Koning Corporation
More than 40,000 women in the U.S. die from breast cancer annually. Ruola Ning, Ph.D., Professor in the University of Rochester Medical Center Department of Imaging Sciences founded Koning in 2002 to dramatically reduce this number. Through the commercialization of a next-generation scanner for breast cancer screening, early diagnosis, and image-guided therapeutics, Koning seeks to detect tumors much earlier than those revealed by conventional mammography, when they are more easily treated.
Koning's technology platform, Cone Beam Computed Tomography (CBCT) affords accurate 3-D imaging of breast tissue with an innovative cone beam X-ray source, a detector that captures high resolution data as it circles the breast, and patented software that generates 3-D images of the tissue. In pre-clinical trials, the CBCT imaging technique reliably detected tumors between 1 and 2 mm in diameter. Conventional wisdom indicates that doing so will afford patients a greater than 90 percent chance of survival. Currently, many breast cancer patients have tumors that are incurable by the time they are large enough to be detected by current 2-D techniques. To date, mammography technology has not been successful in reliably detecting tumors smaller than 11 mm in diameter—well beyond the critical 2 mm size that marks the initiation of angiogenesis and metastasis.

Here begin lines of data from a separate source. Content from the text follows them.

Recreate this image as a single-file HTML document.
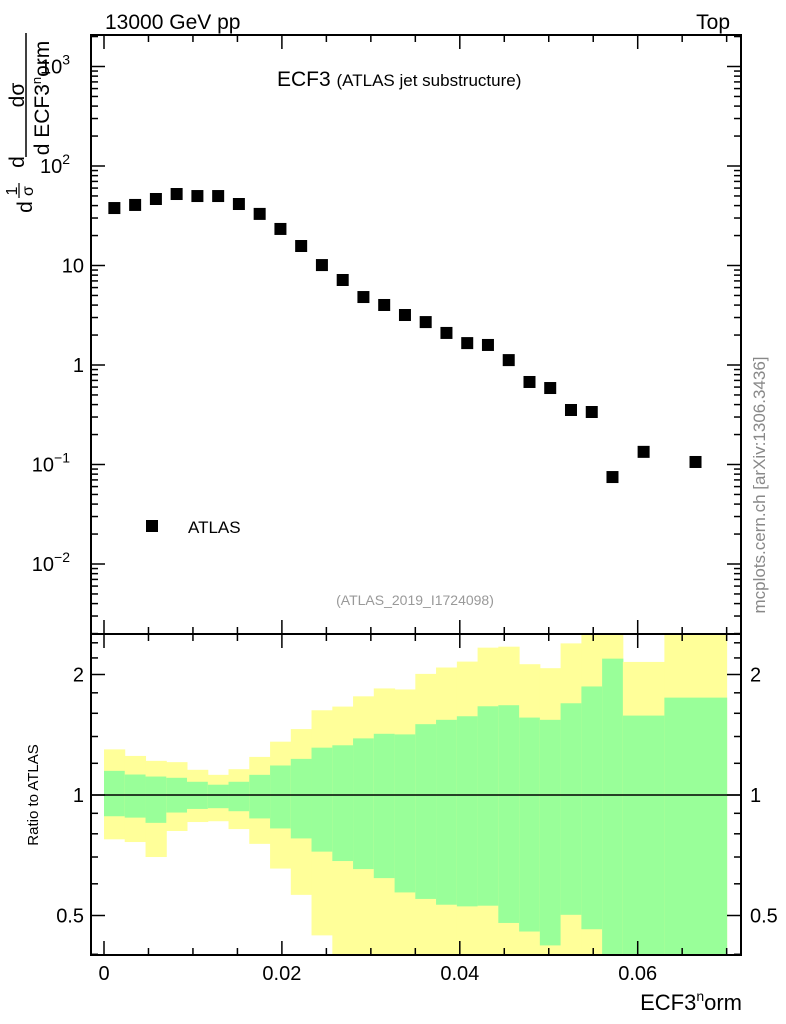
<!DOCTYPE html>
<html><head><meta charset="utf-8"><style>
body{margin:0;background:#fff;}
svg{display:block;font-family:"Liberation Sans",sans-serif;}
</style></head><body>
<svg id="c" width="786" height="1024" xmlns="http://www.w3.org/2000/svg"></svg>
<script>
// data
const binEdges=[0,0.00233,0.00467,0.007,0.00933,0.01167,0.014,0.01633,0.01867,0.021,0.02333,0.02567,0.028,0.03033,0.03267,0.035,0.03733,0.03967,0.042,0.04433,0.04667,0.049,0.05133,0.05367,0.056,0.05833,0.063,0.07];
const atlasValues=[37.8,40.6,46.6,52.3,49.9,49.9,41.5,33,23.3,15.7,10.1,7.15,4.82,4.01,3.18,2.7,2.1,1.66,1.59,1.12,0.675,0.587,0.353,0.337,0.0748,0.134,0.106];
const yellowUp=[1.30,1.252,1.217,1.208,1.156,1.123,1.16,1.245,1.359,1.461,1.628,1.663,1.764,1.846,1.835,2.007,2.082,2.154,2.334,2.347,2.122,2.074,2.392,3,3,2.15,3];
const greenUp=[1.149,1.125,1.112,1.104,1.079,1.061,1.079,1.123,1.185,1.231,1.313,1.331,1.385,1.422,1.417,1.503,1.541,1.573,1.666,1.676,1.561,1.541,1.695,1.867,2.191,1.579,1.751];
const greenLow=[0.885,0.878,0.852,0.904,0.923,0.927,0.911,0.874,0.825,0.779,0.722,0.684,0.653,0.620,0.571,0.550,0.532,0.527,0.529,0.479,0.456,0.421,0.502,0.462,0.3,0.3,0.3];
const yellowLow=[0.775,0.763,0.700,0.813,0.856,0.86,0.822,0.755,0.655,0.563,0.446,0.3,0.3,0.3,0.3,0.3,0.3,0.3,0.3,0.3,0.3,0.3,0.3,0.3,0.3,0.3,0.3];
const xTicks=[0,0.02,0.04,0.06];
const xTickLabels=["0","0.02","0.04","0.06"];

const NS="http://www.w3.org/2000/svg";
const svg=document.getElementById('c');
const L=91,R=741,T=35,MB=634,RB=955;
function X(v){return 104+v*8895;}
function Y(v){return 365-Math.log10(v)*99.5;}
function RY(r){const y=795-Math.log2(r)*120.5;return Math.max(MB,Math.min(RB,y));}
function el(tag,attrs,parent){const e=document.createElementNS(NS,tag);for(const k in attrs)e.setAttribute(k,attrs[k]);(parent||svg).appendChild(e);return e;}
function txt(s,attrs){const e=el('text',attrs);e.textContent=s;return e;}

// ratio bands
const bands=el('g',{});


for(let i=0;i<atlasValues.length;i++){
  const x0=X(binEdges[i]),x1=X(binEdges[i+1]);
  const yb=el('rect',{x:x0,y:RY(yellowUp[i]),width:x1-x0+0.5,height:RY(yellowLow[i])-RY(yellowUp[i]),fill:'#ffff99'},bands);
  
  
  const gb=el('rect',{x:x0,y:RY(greenUp[i]),width:x1-x0+0.5,height:RY(greenLow[i])-RY(greenUp[i]),fill:'#99ff99'},bands);
  
  
}
el('line',{x1:L,x2:R,y1:RY(1),y2:RY(1),stroke:'#000','stroke-width':1.5});

// markers
for(let i=0;i<atlasValues.length;i++){
  const c=(binEdges[i]+binEdges[i+1])/2;
  const m=el('rect',{x:X(c)-6,y:Y(atlasValues[i])-6,width:12,height:12,fill:'#000'});
  
  
}

// frames
el('rect',{x:L,y:T,width:R-L,height:MB-T,fill:'none',stroke:'#000','stroke-width':2});
el('rect',{x:L,y:MB,width:R-L,height:RB-MB,fill:'none',stroke:'#000','stroke-width':2});

// x ticks
for(let v=0;v<=0.0701;v+=0.005){
  const maj=Math.abs(v/0.02-Math.round(v/0.02))<1e-6;
  const len=maj?14:7, x=X(v);
  el('line',{x1:x,x2:x,y1:T,y2:T+len,stroke:'#000','stroke-width':1.5});
  el('line',{x1:x,x2:x,y1:MB,y2:MB-len,stroke:'#000','stroke-width':1.5});
  el('line',{x1:x,x2:x,y1:MB,y2:MB+len,stroke:'#000','stroke-width':1.5});
  el('line',{x1:x,x2:x,y1:RB,y2:RB-len,stroke:'#000','stroke-width':1.5});
}
xTicks.forEach((v,i)=>{const t=txt(xTickLabels[i],{x:X(v),y:980,'font-size':20,'text-anchor':'middle'});

});

// main y ticks
for(let d=-3;d<=3;d++){for(let k=1;k<=9;k++){const v=k*Math.pow(10,d);const y=Y(v);if(y<T||y>MB)continue;
 const len=k==1?14:7;
 el('line',{x1:L,x2:L+len,y1:y,y2:y,stroke:'#000','stroke-width':1.5});
 el('line',{x1:R,x2:R-len,y1:y,y2:y,stroke:'#000','stroke-width':1.5});}}
const ylab=[[1000,'10','3'],[100,'10','2'],[10,'10',''],[1,'1',''],[0.1,'10','−1'],[0.01,'10','−2']];
ylab.forEach(a=>{const t=el('text',{x:a[2]?70:84,y:Y(a[0])+7,'font-size':20,'text-anchor':'end'});t.textContent=a[1];
 
 
 if(a[2]){const s=el('tspan',{'font-size':14,dy:-9},t);s.textContent=a[2];}});

// ratio y ticks
[0.4,0.5,0.6,0.7,0.8,0.9,1,1.2,1.4,1.6,1.8,2,2.2,2.4].forEach(r=>{const y=RY(r);if(y<=MB||y>=RB)return;
 const maj=(r==0.5||r==1||r==2);const len=maj?14:7;
 el('line',{x1:L,x2:L+len,y1:y,y2:y,stroke:'#000','stroke-width':1.5});
 el('line',{x1:R,x2:R-len,y1:y,y2:y,stroke:'#000','stroke-width':1.5});});
[[0.5,'0.5'],[1,'1'],[2,'2']].forEach(a=>{
 const t1=txt(a[1],{x:84,y:RY(a[0])+7,'font-size':20,'text-anchor':'end'});
 
 
 const t2=txt(a[1],{x:750,y:RY(a[0])+7,'font-size':20});
 
 });
</script>
<svg width="786" height="1024" style="position:absolute;left:0;top:0;font-family:'Liberation Sans',sans-serif">
<text x="105" y="29" font-size="21">13000 GeV pp</text>
<text x="730" y="29" font-size="21" text-anchor="end">Top</text>
<text x="277" y="86" font-size="21">ECF3 <tspan font-size="17">(ATLAS jet substructure)</tspan></text>
<rect x="146" y="520" width="12" height="12" fill="#000"/>
<text x="188" y="533" font-size="17">ATLAS</text>
<text x="415" y="605" font-size="14" fill="#999" text-anchor="middle">(ATLAS_2019_I1724098)</text>
<text transform="translate(765,485) rotate(-90)" font-size="17" fill="#888" text-anchor="middle">mcplots.cern.ch [arXiv:1306.3436]</text>
<text transform="translate(38,795) rotate(-90)" font-size="15" text-anchor="middle">Ratio to ATLAS</text>
<g font-size="21">
<text transform="translate(24,95) rotate(-90)" text-anchor="middle">dσ</text>
<line x1="26" y1="33" x2="26" y2="157" stroke="#000" stroke-width="1.5"/>
<text transform="translate(49,98) rotate(-90)" text-anchor="middle">d ECF3<tspan font-size="13" dy="-8">n</tspan><tspan dy="8">orm</tspan></text>
<text transform="translate(24,162) rotate(-90)" text-anchor="middle">d</text>
<text transform="translate(32,207) rotate(-90)" text-anchor="middle">d</text>
<text transform="translate(17,191) rotate(-90)" font-size="16" text-anchor="middle">1</text>
<line x1="19" y1="183" x2="19" y2="198" stroke="#000" stroke-width="1.2"/>
<text transform="translate(33,191) rotate(-90)" font-size="16" text-anchor="middle">σ</text>
</g>
<text x="742" y="1010" font-size="22" text-anchor="end">ECF3<tspan font-size="14" dy="-9">n</tspan><tspan dy="9">orm</tspan></text>
</svg>
</body></html>
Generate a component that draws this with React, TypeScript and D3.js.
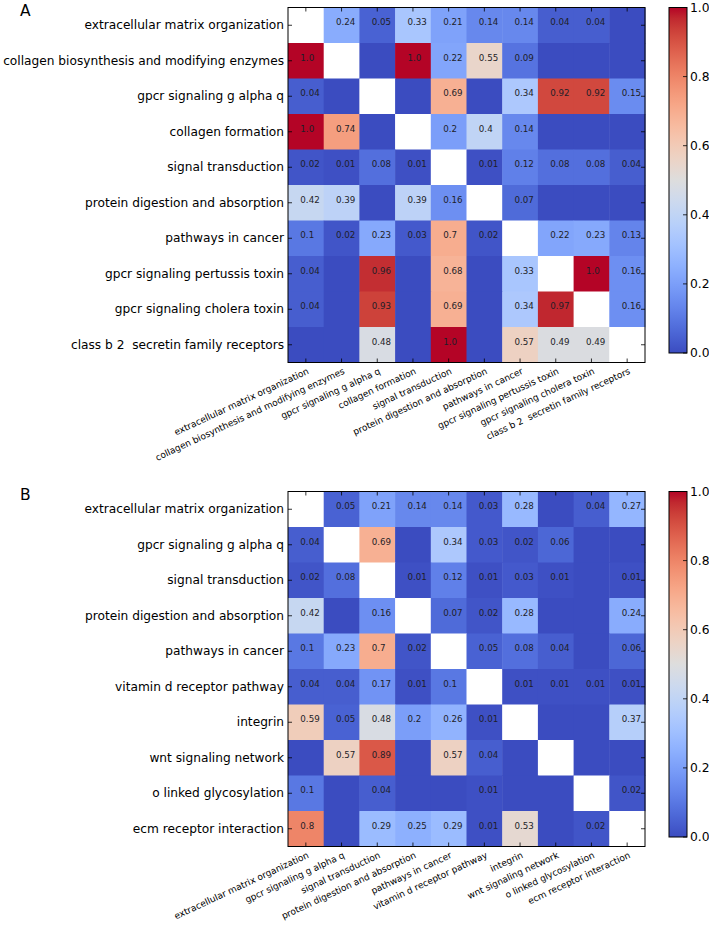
import React from "react";
import * as d3 from "d3";

const labelsA = [
  "extracellular matrix organization",
  "collagen biosynthesis and modifying enzymes",
  "gpcr signaling g alpha q",
  "collagen formation",
  "signal transduction",
  "protein digestion and absorption",
  "pathways in cancer",
  "gpcr signaling pertussis toxin",
  "gpcr signaling cholera toxin",
  "class b 2  secretin family receptors",
];

const valuesA: (number | null)[][] = [
  [null, 0.24, 0.05, 0.33, 0.21, 0.14, 0.14, 0.04, 0.04, 0],
  [1.0, null, 0, 1.0, 0.22, 0.55, 0.09, 0, 0, 0],
  [0.04, 0, null, 0, 0.69, 0, 0.34, 0.92, 0.92, 0.15],
  [1.0, 0.74, 0, null, 0.2, 0.4, 0.14, 0, 0, 0],
  [0.02, 0.01, 0.08, 0.01, null, 0.01, 0.12, 0.08, 0.08, 0.04],
  [0.42, 0.39, 0, 0.39, 0.16, null, 0.07, 0, 0, 0],
  [0.1, 0.02, 0.23, 0.03, 0.7, 0.02, null, 0.22, 0.23, 0.13],
  [0.04, 0, 0.96, 0, 0.68, 0, 0.33, null, 1.0, 0.16],
  [0.04, 0, 0.93, 0, 0.69, 0, 0.34, 0.97, null, 0.16],
  [0, 0, 0.48, 0, 1.0, 0, 0.57, 0.49, 0.49, null],
];

const labelsB = [
  "extracellular matrix organization",
  "gpcr signaling g alpha q",
  "signal transduction",
  "protein digestion and absorption",
  "pathways in cancer",
  "vitamin d receptor pathway",
  "integrin",
  "wnt signaling network",
  "o linked glycosylation",
  "ecm receptor interaction",
];

const valuesB: (number | null)[][] = [
  [null, 0.05, 0.21, 0.14, 0.14, 0.03, 0.28, 0, 0.04, 0.27],
  [0.04, null, 0.69, 0, 0.34, 0.03, 0.02, 0.06, 0, 0],
  [0.02, 0.08, null, 0.01, 0.12, 0.01, 0.03, 0.01, 0, 0.01],
  [0.42, 0, 0.16, null, 0.07, 0.02, 0.28, 0, 0, 0.24],
  [0.1, 0.23, 0.7, 0.02, null, 0.05, 0.08, 0.04, 0, 0.06],
  [0.04, 0.04, 0.17, 0.01, 0.1, null, 0.01, 0.01, 0.01, 0.01],
  [0.59, 0.05, 0.48, 0.2, 0.26, 0.01, null, 0, 0, 0.37],
  [0, 0.57, 0.89, 0, 0.57, 0.04, 0, null, 0, 0],
  [0.1, 0, 0.04, 0, 0, 0.01, 0, 0, null, 0.02],
  [0.8, 0, 0.29, 0.25, 0.29, 0.01, 0.53, 0, 0.02, null],
];

const colorbarTicks = [0, 0.2, 0.4, 0.6, 0.8, 1.0];

// Moreland coolwarm colormap table
const coolwarm: [number, number, number][] = [
  [59, 76, 192], [68, 90, 204], [77, 104, 215], [87, 117, 225], [98, 130, 234],
  [108, 142, 241], [119, 154, 247], [130, 165, 251], [141, 176, 254], [152, 185, 255],
  [163, 194, 255], [174, 201, 253], [184, 208, 249], [194, 213, 244], [204, 217, 238],
  [213, 219, 230], [221, 221, 221], [229, 216, 209], [236, 211, 197], [241, 204, 185],
  [245, 196, 173], [247, 187, 160], [247, 177, 148], [247, 166, 135], [244, 154, 123],
  [241, 141, 111], [236, 127, 99], [229, 112, 88], [222, 96, 77], [213, 80, 66],
  [203, 62, 56], [192, 40, 47], [180, 4, 38],
];

const cmapColors = coolwarm.map(([r, g, b]) => d3.rgb(r, g, b).formatHex());
const colorScale = d3
  .scaleLinear<string>()
  .domain(cmapColors.map((_, i) => i / (cmapColors.length - 1)))
  .range(cmapColors)
  .interpolate(d3.interpolateRgb)
  .clamp(true);

const fmt = (v: number) => (Number.isInteger(v) ? v.toFixed(1) : String(v));

const FONT = "'DejaVu Sans', sans-serif";

type PanelProps = {
  letter: string;
  labels: string[];
  values: (number | null)[][];
  top: number;
  gradId: string;
};

function Panel({ letter, labels, values, top, gradId }: PanelProps) {
  const left = 288;
  const right = 645;
  const height = 355;
  const idx = labels.map((_, i) => i);
  const x = d3.scaleBand<number>().domain(idx).range([left, right]);
  const y = d3.scaleBand<number>().domain(idx).range([top, top + height]);
  const cw = x.bandwidth();
  const ch = y.bandwidth();
  const bottom = top + height;

  const cbX = 669;
  const cbW = 18;
  const cbTop = top;
  const cbBottom = top + 345.5;
  const cbScale = d3.scaleLinear().domain([0, 1]).range([cbBottom, cbTop]);

  return (
    <g>
      <text x={20} y={top + 8} fontSize={15.5} fontFamily={FONT} fill="#000">
        {letter}
      </text>
      {values.map((row, i) =>
        row.map((v, j) => (
          <rect
            key={`c${i}-${j}`}
            x={x(j)}
            y={y(i)}
            width={cw + 0.5}
            height={ch + 0.5}
            fill={v === null ? "#ffffff" : colorScale(v)}
          />
        ))
      )}
      {values.map((row, i) =>
        row.map((v, j) =>
          v !== null && v > 0 ? (
            <text
              key={`t${i}-${j}`}
              x={(x(j) as number) + cw / 2 - 5.5}
              y={(y(i) as number) + ch / 2}
              fontSize={8.7}
              fontFamily={FONT}
              fill="#1e1e28"
            >
              {fmt(v)}
            </text>
          ) : null
        )
      )}
      <rect x={left} y={top} width={right - left} height={height} fill="none" stroke="#000" strokeWidth={1} />
      {idx.map((i) => {
        const cx = (x(i) as number) + cw / 2;
        const cy = (y(i) as number) + ch / 2;
        return (
          <g key={`tk${i}`} stroke="#000" strokeWidth={0.8}>
            <line x1={cx} x2={cx} y1={top} y2={top + 4} />
            <line x1={cx} x2={cx} y1={bottom} y2={bottom - 4} />
            <line x1={left} x2={left + 4} y1={cy} y2={cy} />
            <line x1={right} x2={right - 4} y1={cy} y2={cy} />
          </g>
        );
      })}
      {labels.map((lab, i) => (
        <text
          key={`yl${i}`}
          x={left - 4}
          y={(y(i) as number) + ch / 2}
          textAnchor="end"
          dominantBaseline="central"
          fontSize={12.2}
          fontFamily={FONT}
          fill="#000"
          style={{ whiteSpace: "pre" }}
        >
          {lab}
        </text>
      ))}
      {labels.map((lab, i) => {
        const cx = (x(i) as number) + cw / 2 + 1;
        const ty = bottom + 5;
        return (
          <text
            key={`xl${i}`}
            transform={`translate(${cx},${ty}) rotate(-25)`}
            textAnchor="end"
            dy="0.7em"
            fontSize={9}
            fontFamily={FONT}
            fill="#000"
            style={{ whiteSpace: "pre" }}
          >
            {lab}
          </text>
        );
      })}
      <defs>
        <linearGradient id={gradId} x1="0" y1="1" x2="0" y2="0">
          {cmapColors.map((c, i) => (
            <stop key={i} offset={i / (cmapColors.length - 1)} stopColor={c} />
          ))}
        </linearGradient>
      </defs>
      <rect x={cbX} y={cbTop} width={cbW} height={cbBottom - cbTop} fill={`url(#${gradId})`} stroke="#000" strokeWidth={1} />
      {colorbarTicks.map((t) => (
        <g key={`cb${t}`}>
          <line x1={cbX + cbW} x2={cbX + cbW - 4} y1={cbScale(t)} y2={cbScale(t)} stroke="#000" strokeWidth={0.8} />
          <text
            x={cbX + cbW + 3}
            y={cbScale(t)}
            dominantBaseline="central"
            fontSize={12.3}
            fontFamily={FONT}
            fill="#000"
          >
            {t.toFixed(1)}
          </text>
        </g>
      ))}
    </g>
  );
}

export default function App() {
  return (
    <svg
      width={709}
      height={926}
      style={{ position: "absolute", left: 0, top: 0, background: "#fff" }}
    >
      <rect width={709} height={926} fill="#fff" />
      <Panel letter="A" labels={labelsA} values={valuesA} top={7.5} gradId="gradA" />
      <Panel letter="B" labels={labelsB} values={valuesB} top={491.5} gradId="gradB" />
    </svg>
  );
}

The potential of the technology has been recognized by the scientific and business communities. Currently, funding for the development of CBCT has reached nearly $11 million dollars, including a $2.5 million Small Business Innovation Research grant from the National Institutes of Health awarded in 2005. Since 2002, a host of consultative partners from the URMC and beyond have contributed to the development of CBCT. Koning has partnered with electronics firms to build the first prototype instrument and plans to initiate clinical trials for CBCT breast imaging in early 2006.